Extract Forcings (case.process_forcings)#

The final part of the CrocoDash workflow is extracting and processing all the forcing data your simulation needs. This includes initial conditions, boundary conditions, tidal forcings, biogeochemistry data, and more. You process all of this data through the case.process_forcings call. case.process_forcings wraps a submodule of CrocoDash called extract_forcings. Extract_forcings is a set of scripts to process each forcing, like initial/boundary conditions, tides, etc… extract_forcings also holds a subdirectory called case_setup. This has a driver and config file. This holds all of the specific case information to run the processing scripts. When you run the workflow, this case_setup folder gets copied into your input directory. case.process_forcings goes into this subfolder and runs the driver. You can also run the driver yourself through the command-line.

Workflow Overview#

When you run the CrocoDash workflow, configure_forcings and process_forcings:

  1. copies a ready-to-run forcing extraction system into your case directories (from case.configure_forcings)

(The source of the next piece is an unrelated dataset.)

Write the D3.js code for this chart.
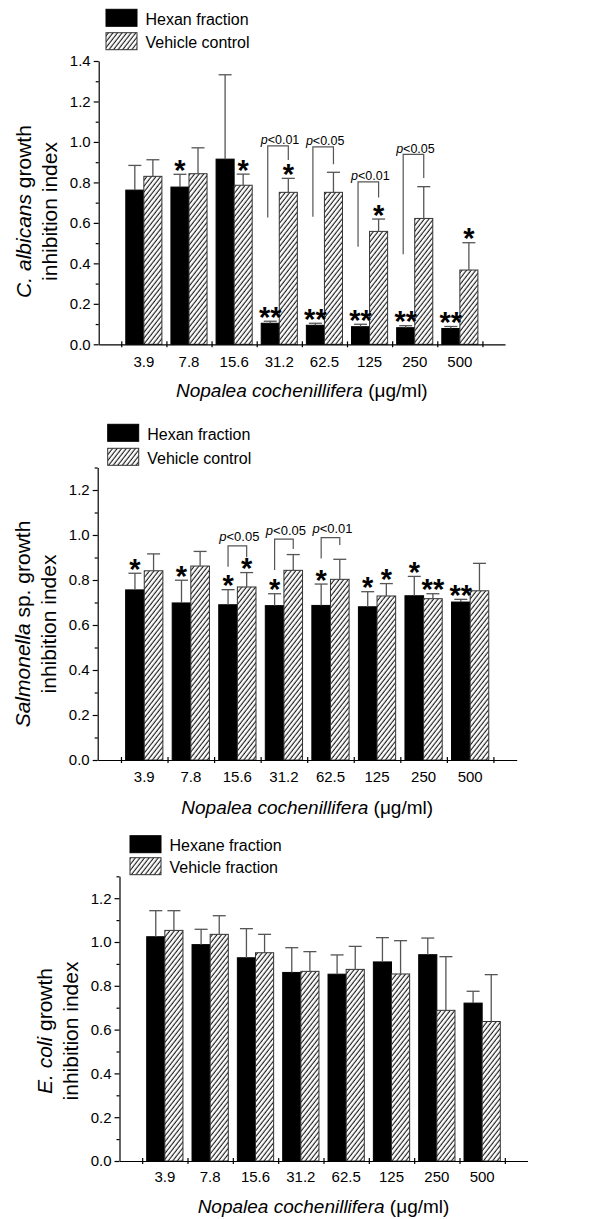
<!DOCTYPE html>
<html><head><meta charset="utf-8">
<script src="https://cdn.jsdelivr.net/npm/d3@7"></script>
<style>
body{margin:0;background:#fff}
svg{display:block}
text{font-family:"Liberation Sans",Arial,Helvetica,sans-serif;fill:#000}
</style>
</head><body><div id="chart"></div>
<script>
// ---------- DATA ----------
const concentrations = ["3.9","7.8","15.6","31.2","62.5","125","250","500"];

// Panel 1: C. albicans
const albicansHexan      = [0.762, 0.777, 0.915, 0.104, 0.094, 0.087, 0.082, 0.078];
const albicansHexanSd    = [0.122, 0.063, 0.417, 0.010, 0.010, 0.012, 0.010, 0.010];
const albicansVehicle    = [0.830, 0.843, 0.786, 0.751, 0.751, 0.558, 0.622, 0.367];
const albicansVehicleSd  = [0.082, 0.128, 0.055, 0.069, 0.099, 0.061, 0.157, 0.135];
const albicansHexanStars   = ["", "*", "", "**", "**", "**", "**", "**"];
const albicansVehicleStars = ["", "", "*", "*", "", "*", "", "*"];
const albicansBrackets = [
  {cat:"31.2", top:0.981, left:0.627, right:0.911, p:"0.01"},
  {cat:"62.5", top:0.976, left:0.630, right:0.890, p:"0.05"},
  {cat:"125",  top:0.803, left:0.482, right:0.726, p:"0.01"},
  {cat:"250",  top:0.939, left:0.445, right:0.822, p:"0.05"}
];
const albicansYTicks = [0, 0.2, 0.4, 0.6, 0.8, 1.0, 1.2, 1.4];
const albicansYMinor = [0.1, 0.3, 0.5, 0.7, 0.9, 1.1, 1.3];

// Panel 2: Salmonella sp.
const salmonellaHexan      = [0.756, 0.698, 0.690, 0.686, 0.687, 0.681, 0.730, 0.702];
const salmonellaHexanSd    = [0.074, 0.101, 0.067, 0.053, 0.095, 0.067, 0.086, 0.012];
const salmonellaVehicle    = [0.841, 0.862, 0.769, 0.843, 0.803, 0.729, 0.717, 0.752];
const salmonellaVehicleSd  = [0.075, 0.065, 0.064, 0.070, 0.089, 0.055, 0.022, 0.122];
const salmonellaHexanStars   = ["*", "*", "*", "*", "*", "*", "*", "**"];
const salmonellaVehicleStars = ["", "", "*", "", "", "*", "**", ""];
const salmonellaBrackets = [
  {cat:"15.6", top:0.952, left:0.859, right:0.901, p:"0.05"},
  {cat:"31.2", top:0.982, left:0.844, right:0.938, p:"0.05"},
  {cat:"62.5", top:0.988, left:0.896, right:0.956, p:"0.01"}
];
const salmonellaYTicks = [0, 0.2, 0.4, 0.6, 0.8, 1.0, 1.2];
const salmonellaYMinor = [0.1, 0.3, 0.5, 0.7, 0.9, 1.1, 1.3];

// Panel 3: E. coli
const coliHexane      = [1.024, 0.988, 0.928, 0.861, 0.853, 0.909, 0.942, 0.721];
const coliHexaneSd    = [0.119, 0.070, 0.133, 0.113, 0.088, 0.111, 0.076, 0.054];
const coliVehicle     = [1.053, 1.035, 0.951, 0.866, 0.875, 0.854, 0.688, 0.637];
const coliVehicleSd   = [0.090, 0.085, 0.084, 0.090, 0.105, 0.152, 0.245, 0.214];
const coliYTicks = [0, 0.2, 0.4, 0.6, 0.8, 1.0, 1.2];
const coliYMinor = [0.1, 0.3, 0.5, 0.7, 0.9, 1.1, 1.3];

// ---------- LAYOUT ----------
const panels = [
  {hex:albicansHexan, hexSd:albicansHexanSd, veh:albicansVehicle, vehSd:albicansVehicleSd,
   hexStars:albicansHexanStars, vehStars:albicansVehicleStars, brackets:albicansBrackets,
   yTicks:albicansYTicks, yMinor:albicansYMinor, yMax:1.4,
   x0:98.7, x1:505, y0:344.3, yTop:61,
   legendX:106, legendY:9.3, legendGap:23.4, legend:["Hexan fraction","Vehicle control"],
   titleItalic:"C. albicans", titleRest:" growth", titleCY:211.5,
   xPad:12, xTitleOff:52.7, pFont:12.5, pGap:1.5, leftShift:-2.5},
  {hex:salmonellaHexan, hexSd:salmonellaHexanSd, veh:salmonellaVehicle, vehSd:salmonellaVehicleSd,
   hexStars:salmonellaHexanStars, vehStars:salmonellaVehicleStars, brackets:salmonellaBrackets,
   yTicks:salmonellaYTicks, yMinor:salmonellaYMinor, yMax:1.3,
   x0:97.7, x1:516.7, y0:760, yTop:467.5,
   legendX:107.7, legendY:424.3, legendGap:24, legend:["Hexan fraction","Vehicle control"],
   titleItalic:"Salmonella", titleRest:" sp. growth", titleCY:624,
   xPad:11.7, xTitleOff:54.3, pFont:13, pGap:4.5, leftShift:0},
  {hex:coliHexane, hexSd:coliHexaneSd, veh:coliVehicle, vehSd:coliVehicleSd,
   hexStars:null, vehStars:null, brackets:[],
   yTicks:coliYTicks, yMinor:coliYMinor, yMax:1.3,
   x0:119.5, x1:527.5, y0:1161, yTop:876.3,
   legendX:130, legendY:835.7, legendGap:22, legend:["Hexane fraction","Vehicle fraction"],
   titleItalic:"E. coli", titleRest:" growth", titleCY:1031,
   xPad:10.7, xTitleOff:52, pFont:13, pGap:3, leftShift:0}
];

const FONT = '"Liberation Sans", Arial, Helvetica, sans-serif';
const svg = d3.select("#chart").append("svg").attr("width",597).attr("height",1219);
const defs = svg.append("defs");
const pat = defs.append("pattern").attr("id","hatch").attr("patternUnits","userSpaceOnUse")
  .attr("width",3.6).attr("height",10).attr("patternTransform","rotate(38)");
pat.append("rect").attr("width",3.6).attr("height",10).attr("fill","#fff");
pat.append("line").attr("x1",1.2).attr("x2",1.2).attr("y1",-1).attr("y2",11)
  .attr("stroke","#000").attr("stroke-width",1.0);

function drawPanel(p){
  const g = svg.append("g");
  const xLin = d3.scaleLinear().domain([0,9]).range([p.x0,p.x1]);
  const xBand = d3.scaleBand().domain(concentrations).range([xLin(0.5),xLin(8.5)])
    .paddingInner(0.2).paddingOuter(0.1);
  const xSub = d3.scaleBand().domain(["hex","veh"]).range([0,xBand.bandwidth()]);
  const y = d3.scaleLinear().domain([0,p.yMax]).range([p.y0,p.yTop]);

  const rows = concentrations.flatMap((c,i)=>[
    {c, key:"hex", v:p.hex[i], sd:p.hexSd[i], star:p.hexStars?p.hexStars[i]:""},
    {c, key:"veh", v:p.veh[i], sd:p.vehSd[i], star:p.vehStars?p.vehStars[i]:""}
  ]);
  const cx = d => xBand(d.c)+xSub(d.key)+xSub.bandwidth()/2;

  g.selectAll("rect.bar").data(rows).join("rect").attr("class","bar")
    .attr("x",d=>xBand(d.c)+xSub(d.key)).attr("width",xSub.bandwidth())
    .attr("y",d=>y(d.v)).attr("height",d=>y(0)-y(d.v))
    .attr("fill",d=>d.key==="hex"?"#000":"url(#hatch)")
    .attr("stroke",d=>d.key==="hex"?"#000":"#333").attr("stroke-width",1);

  g.selectAll("line.err").data(rows).join("line").attr("class","err")
    .attr("x1",cx).attr("x2",cx).attr("y1",d=>y(d.v)).attr("y2",d=>y(d.v+d.sd))
    .attr("stroke","#555").attr("stroke-width",1.3);
  g.selectAll("line.cap").data(rows).join("line").attr("class","cap")
    .attr("x1",d=>cx(d)-6.5).attr("x2",d=>cx(d)+6.5)
    .attr("y1",d=>y(d.v+d.sd)).attr("y2",d=>y(d.v+d.sd))
    .attr("stroke","#555").attr("stroke-width",1.3);

  // significance stars
  g.selectAll("text.star").data(rows.filter(d=>d.star)).join("text").attr("class","star")
    .attr("x",cx).attr("y",d=>y(d.v+d.sd)+5.5)
    .attr("text-anchor","middle").attr("font-size",29).attr("font-weight","bold")
    .text(d=>d.star);

  // brackets
  p.brackets.forEach(b=>{
    const xl = xBand(b.cat)+xSub("hex")+xSub.bandwidth()/2 + p.leftShift;
    const xr = xBand(b.cat)+xSub("veh")+xSub.bandwidth()/2;
    g.append("path").attr("d",`M${xl},${y(b.left)}V${y(b.top)}H${xr}V${y(b.right)}`)
      .attr("fill","none").attr("stroke","#555").attr("stroke-width",1.2);
    const t = g.append("text").attr("x",(xl+xr)/2+2).attr("y",y(b.top)-p.pGap)
      .attr("text-anchor","middle").attr("font-size",p.pFont);
    t.append("tspan").attr("font-style","italic").text("p");
    t.append("tspan").text("<"+b.p);
  });

  // y axis
  const yAxis = d3.axisLeft(y).tickValues(p.yTicks).tickFormat(d3.format(".1f"))
    .tickSize(5).tickSizeOuter(0).tickPadding(3);
  const gy = g.append("g").attr("transform",`translate(${p.x0},0)`).call(yAxis)
    .attr("font-size",15).attr("font-family",FONT);
  gy.selectAll("path,line").attr("stroke","#000").attr("stroke-width",1.2);
  const gym = g.append("g").attr("transform",`translate(${p.x0},0)`)
    .call(d3.axisLeft(y).tickValues(p.yMinor).tickSize(3).tickFormat(""));
  gym.select(".domain").remove();
  gym.selectAll("line").attr("stroke","#000").attr("stroke-width",1.2);

  // x axis
  const gx = g.append("g").attr("transform",`translate(0,${p.y0})`)
    .call(d3.axisBottom(xLin).tickValues(d3.range(0.5,9,1)).tickSize(3).tickSizeOuter(0).tickFormat(""));
  gx.selectAll(".tick line").attr("y1",-3);
  gx.selectAll("path,line").attr("stroke","#000").attr("stroke-width",1.2);
  const gxl = g.append("g").attr("transform",`translate(0,${p.y0})`)
    .call(d3.axisBottom(xBand).tickSize(0).tickPadding(p.xPad))
    .attr("font-size",15).attr("font-family",FONT);
  gxl.select(".domain").remove();

  // x title
  const xt = g.append("text").attr("x",(p.x0+p.x1)/2).attr("y",p.y0+p.xTitleOff)
    .attr("text-anchor","middle").attr("font-size",19);
  xt.append("tspan").attr("font-style","italic").text("Nopalea cochenillifera");
  xt.append("tspan").text(" (μg/ml)");

  // y title
  const yt = g.append("text").attr("transform",`translate(${p.x0-67.5},${p.titleCY}) rotate(-90)`)
    .attr("text-anchor","middle").attr("font-size",21);
  yt.append("tspan").attr("font-style","italic").text(p.titleItalic);
  yt.append("tspan").text(p.titleRest);
  g.append("text").attr("transform",`translate(${p.x0-41.5},${p.titleCY}) rotate(-90)`)
    .attr("text-anchor","middle").attr("font-size",21).text("inhibition index");

  // legend
  p.legend.forEach((name,i)=>{
    const ly = p.legendY + i*p.legendGap;
    g.append("rect").attr("x",p.legendX).attr("y",ly).attr("width",31).attr("height",17)
      .attr("fill",i===0?"#000":"url(#hatch)").attr("stroke",i===0?"#000":"#333").attr("stroke-width",1);
    g.append("text").attr("x",p.legendX+39.5).attr("y",ly+15.5).attr("font-size",16).text(name);
  });
}
panels.forEach(drawPanel);
</script>
</body></html>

  2. Runs it to download data from external sources

  3. Regrids data to your custom domain

  4. Formats everything for MOM6

The key insight: you don’t have to run this from a Jupyter notebook. You get a complete, standalone extraction system that you can submit to your supercomputer’s job queue.

Directory Structure#

When CrocoDash sets up your case, it creates an extract_forcings directory in your input folder:

input_directory/
├── extract_forcings/
│   ├── driver.py              # Main script that orchestrates everything
│   ├── config.json            # Your case-specific configuration
└── ocnice/                    # Output goes here
    ├── initial_conditions.nc
    ├── boundary_conditions/
    ├── tides/
    └── ...

Command-Line Options#

The driver script accepts several options for fine-grained control:

# Run all forcing extractions
python driver.py --all

# Run only specific forcings
python driver.py --tides
python driver.py --runoff
python driver.py --bgc

# Run multiple forcings
python driver.py --tides --runoff --bgc

# Run all except certain forcings
python driver.py --all --skip bgcic
python driver.py --all --skip conditions bgcic

# Skip entire processing phases
python driver.py --all --skip conditions

This flexibility is intentional—you might want to:

  • Test individual components without running everything

  • Re-run one forcing type if your source data changed

  • Run on a supercomputer queue while iterating elsewhere

  • Resume after an interrupted run

The Processing Pipeline#

Here’s what happens internally when the driver runs:

1. Load config.json with your case specifications
   ↓
2. Calls an extract_forcing script
   ↓
3. Outputs all the data to ocnice

Design Philosophy#

CrocoDash deliberately doesn’t do all the processing itself. Instead, it leverages packages:

Task

Tool

Used By

Regridding & OBC extraction

regional-mom6

regrid_dataset_piecewise.py & Various Modules

Minor processing (fill, mapping, Chlorophyll)

mom6_bathy

Various modules

Data formatting

netCDF4, xarray

Throughout

If you want to modify how regridding or initial/boundary conditions are processed, the main place to look is CrocoDash.extract_forcings.regrid_dataset_piecewise, which calls regional-mom6 under the hood. You can look at regional_mom6 documentation for more information, allthrough it may be difficult to tease out how we use regional_mom6 without looking into the code a bit more.

Example: Running Forcings on Your HPC System#

Here’s a typical workflow for an HPC system with job queues:

  1. Set up your case locally (or on login node):

    case = Case(...)
    case.configure_forcings(...)  # Sets up all configuration
    
  2. Submit extraction as a batch job:

    cd /path/to/case/input_directory/extract_forcings
    # Activate CrocoDash environment and submit to batch system!